Here and at my Capture One Live Show, we’ve already discussed lots of tools for editing in Capture One. Today, let’s look under the hood of Capture One.
I found three preferences you need to set up:
1. Preview Size
That’s an essential feature of Capture One engine that has a significant impact on your catalog size. The point is that Capture One generates preview images for each image you’re working with.
The larger the preview size is, the more space it takes. That’s why larger preview size would make your catalogs (or image settings folders in sessions) noticeably bigger.
Also, the preview size determines how often Capture One would read the original files during the editing. In some cases that might slow the editing, and the best practice is to set the size that would fit your display best.
How to calculate preview size for your monitor? That’s pretty simple:
1) Make a screenshot and find out the actual size of an image area in Capture One.
2) Now, choose the closest option in the size list (a little bit bigger is better than smaller):
If you’re working with Adobe software or using Photo Mechanic – you’re familiar with XMP concept. That’s a sidecar file that contains image editing settings and metadata information.
Unfortunately, you can’t transfer image editing from Lightroom to Capture One; they are just entirely different apps.

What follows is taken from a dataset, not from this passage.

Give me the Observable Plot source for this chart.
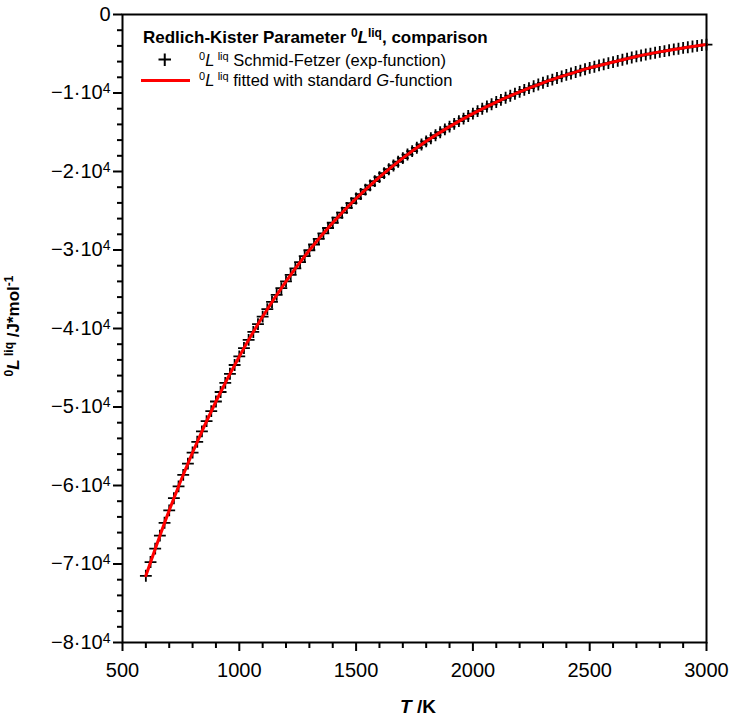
<!DOCTYPE html>
<html>
<head>
<meta charset="utf-8">
<script src="https://cdn.jsdelivr.net/npm/d3@7"></script>
<script src="https://cdn.jsdelivr.net/npm/@observablehq/plot@0.6"></script>
<style>
  html, body { margin: 0; padding: 0; background: #fff; }
  #chart { width: 729px; height: 716px; }
</style>
</head>
<body>
<div id="chart"></div>
<script>
// Temperatures of the Schmid-Fetzer (exp-function) points, K
const markerT = [
  600, 620, 640, 660, 680, 700, 720, 740, 760, 780,
  800, 820, 840, 860, 880, 900, 920, 940, 960, 980,
  1000, 1020, 1040, 1060, 1080, 1100, 1120, 1140, 1160, 1180,
  1200, 1220, 1240, 1260, 1280, 1300, 1320, 1340, 1360, 1380,
  1400, 1420, 1440, 1460, 1480, 1500, 1520, 1540, 1560, 1580,
  1600, 1620, 1640, 1660, 1680, 1700, 1720, 1740, 1760, 1780,
  1800, 1820, 1840, 1860, 1880, 1900, 1920, 1940, 1960, 1980,
  2000, 2020, 2040, 2060, 2080, 2100, 2120, 2140, 2160, 2180,
  2200, 2220, 2240, 2260, 2280, 2300, 2320, 2340, 2360, 2380,
  2400, 2420, 2440, 2460, 2480, 2500, 2520, 2540, 2560, 2580,
  2600, 2620, 2640, 2660, 2680, 2700, 2720, 2740, 2760, 2780,
  2800, 2820, 2840, 2860, 2880, 2900, 2920, 2940, 2960, 2980,
  3000
];
// 0L^liq values (J/mol), Schmid-Fetzer exp-function
const markerL = [
  -71500, -69750, -68040, -66380, -64750, -63170, -61620, -60120, -58640, -57210,
  -55800, -54430, -53100, -51800, -50530, -49300, -48090, -46920, -45770, -44650,
  -43560, -42490, -41450, -40440, -39450, -38480, -37540, -36620, -35720, -34850,
  -33990, -33160, -32350, -31550, -30780, -30030, -29300, -28580, -27880, -27200,
  -26530, -25880, -25250, -24630, -24030, -23440, -22870, -22310, -21760, -21230,
  -20710, -20200, -19710, -19230, -18760, -18290, -17840, -17410, -16980, -16560,
  -16160, -15760, -15380, -15000, -14640, -14280, -13930, -13590, -13260, -12930,
  -12620, -12310, -12010, -11720, -11430, -11150, -10880, -10610, -10350, -10100,
  -9850, -9610, -9370, -9140, -8920, -8700, -8490, -8290, -8090, -7890,
  -7700, -7510, -7330, -7150, -6970, -6800, -6650, -6490, -6350, -6200,
  -6060, -5910, -5760, -5620, -5480, -5340, -5220, -5100, -4980, -4870,
  -4760, -4660, -4550, -4450, -4360, -4260, -4170, -4080, -4000, -3910,
  -3830
];
// Fitted with standard G-function
const fitT = [600, 700, 800, 900, 1000, 1100, 1200, 1300, 1400, 1500, 1600, 1700, 1800,
  1900, 2000, 2100, 2200, 2300, 2400, 2500, 2600, 2700, 2800, 2900, 3000];
const fitL = [-71500, -63170, -55800, -49300, -43560, -38480, -33990, -30030, -26530,
  -23440, -20710, -18290, -16160, -14280, -12620, -11150, -9850, -8700, -7700, -6800,
  -6060, -5340, -4760, -4260, -3830];

// Tick values
const xMajorTicks = [500, 1000, 1500, 2000, 2500, 3000];
const xMinorTicks = [600, 700, 800, 900, 1100, 1200, 1300, 1400, 1600, 1700, 1800, 1900,
  2100, 2200, 2300, 2400, 2600, 2700, 2800, 2900];
const yMajorTicks = [0, -10000, -20000, -30000, -40000, -50000, -60000, -70000, -80000];
const yMinorTicks = [-2000, -4000, -6000, -8000, -12000, -14000, -16000, -18000,
  -22000, -24000, -26000, -28000, -32000, -34000, -36000, -38000,
  -42000, -44000, -46000, -48000, -52000, -54000, -56000, -58000,
  -62000, -64000, -66000, -68000, -72000, -74000, -76000, -78000];

const markers = markerT.map((t, i) => ({T: t, L: markerL[i]}));
const fit = fitT.map((t, i) => ({T: t, L: fitL[i]}));

const FONT = "'Liberation Sans', Arial, Helvetica, sans-serif";
// mantissa text; the "·10^4" part is rebuilt with a real superscript below
const yFmt = d => d === 0 ? "0" : "\u2212" + (-d / 1e4) + "\u00B710\u2074";

const plot = Plot.plot({
  width: 729,
  height: 716,
  marginLeft: 122,
  marginRight: 23,
  marginTop: 14,
  marginBottom: 74,
  style: {fontFamily: FONT, fontSize: "20px", background: "#fff", color: "#000"},
  x: {domain: [500, 3000]},
  y: {domain: [-80000, 0]},
  marks: [
    Plot.dot(markers, {x: "T", y: "L", symbol: "plus", r: 3.9, stroke: "#000", strokeWidth: 1.8}),
    Plot.line(fit, {x: "T", y: "L", stroke: "#ff0000", strokeWidth: 3, curve: "catmull-rom"}),
    Plot.axisX(xMinorTicks, {tickSize: 6, fill: "none", tickFormat: () => "", strokeWidth: 2, label: null}),
    Plot.axisX(xMajorTicks, {tickSize: 9, tickPadding: 11, strokeWidth: 2, label: null,
      fontSize: 20, tickFormat: d => String(d)}),
    Plot.axisY(yMinorTicks, {tickSize: 5, fill: "none", tickFormat: () => "", strokeWidth: 2, label: null}),
    Plot.axisY(yMajorTicks, {tickSize: 9, tickPadding: 3, strokeWidth: 2, label: null,
      fontSize: 20, tickFormat: yFmt}),
    Plot.frame({stroke: "#000", strokeWidth: 2})
  ]
});

document.getElementById("chart").appendChild(plot);

const svg = d3.select(plot);

// Rebuild y tick labels "−n·10⁴" with a true superscript
svg.selectAll("text").each(function() {
  const el = d3.select(this);
  const s = el.text();
  if (s.endsWith("\u2074")) {
    const base = s.slice(0, -1);
    el.text(null);
    el.append("tspan").text(base);
    el.append("tspan").attr("font-size", 14).attr("dy", "-0.45em").text("4");
  }
});

// rich text helper: parts = [{t, sup, it}]
function rich(g, x, y, parts, opts) {
  const text = g.append("text")
    .attr("x", x).attr("y", y)
    .attr("font-family", FONT)
    .attr("font-size", opts.size)
    .attr("font-weight", opts.bold ? "bold" : "normal")
    .attr("fill", "#000")
    .attr("text-anchor", opts.anchor || "start");
  if (opts.transform) text.attr("transform", opts.transform);
  let shifted = false;
  const shift = Math.round(opts.size * 0.38);
  parts.forEach(p => {
    const ts = text.append("tspan").text(p.t);
    if (p.sup && !shifted) { ts.attr("dy", -shift); shifted = true; }
    else if (!p.sup && shifted) { ts.attr("dy", shift); shifted = false; }
    if (p.sup) ts.attr("font-size", Math.round(opts.size * 0.68));
    if (p.it) ts.attr("font-style", "italic");
  });
  return text;
}

const g = svg.append("g");

// Legend title
rich(g, 143, 43, [
  {t: "Redlich-Kister Parameter "}, {t: "0", sup: true}, {t: "L", it: true},
  {t: "liq", sup: true}, {t: ", comparison"}
], {size: 17, bold: true});

// Legend: plus symbol
g.append("path")
  .attr("d", d3.line()([[158.5, 59.5], [171, 59.5]]) + d3.line()([[164.75, 53.5], [164.75, 66]]))
  .attr("stroke", "#000").attr("stroke-width", 2).attr("fill", "none");
rich(g, 199, 66, [
  {t: "0", sup: true}, {t: "L", it: true}, {t: "\u2009"}, {t: "liq", sup: true},
  {t: " Schmid-Fetzer (exp-function)"}
], {size: 16.5});

// Legend: red line
g.append("line")
  .attr("x1", 141).attr("x2", 190).attr("y1", 80.5).attr("y2", 80.5)
  .attr("stroke", "#ff0000").attr("stroke-width", 3);
rich(g, 199, 86, [
  {t: "0", sup: true}, {t: "L", it: true}, {t: "\u2009"}, {t: "liq", sup: true},
  {t: " fitted with standard "}, {t: "G", it: true}, {t: "-function"}
], {size: 16.5});

// X axis label
rich(g, 418, 713, [{t: "T", it: true}, {t: " /K"}], {size: 19, bold: true, anchor: "middle"});

// Y axis label (rotated)
rich(g, 0, 0, [
  {t: "0", sup: true}, {t: "L", it: true}, {t: "\u2009"}, {t: "liq", sup: true},
  {t: " /J*mol"}, {t: "-1", sup: true}
], {size: 17, bold: true, anchor: "middle", transform: "translate(19,326) rotate(-90)"});
</script>
</body>
</html>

The good news is that you can easily sync metadata settings with any XMP files in Capture One.
Next time when you would need to sync ratings or color tags from software that use XMP – just set up the rules for synchronization in this section:
3. Catalog Backup
If you’re working with catalog and you haven’t set up the backup yet – do it right now. I mean, seriously – right now.
BTW, don’t forget, that catalog backup contains only image settings and catalog structure; you would have to backup your RAW files manually.
Also, I highly recommend you to backup your catalog every day.
Ok, while your Capture One preferences are still open, let me show you a pretty nice feature of cropping.
Go to Crop tab, open Grid Type menu and select Fibonacci Spiral:
Now your crop grid looks like the famous Fibonacci Spiral:
I don’t recommend you to build all your cropping based on this feature, but for some images, it might work quite well.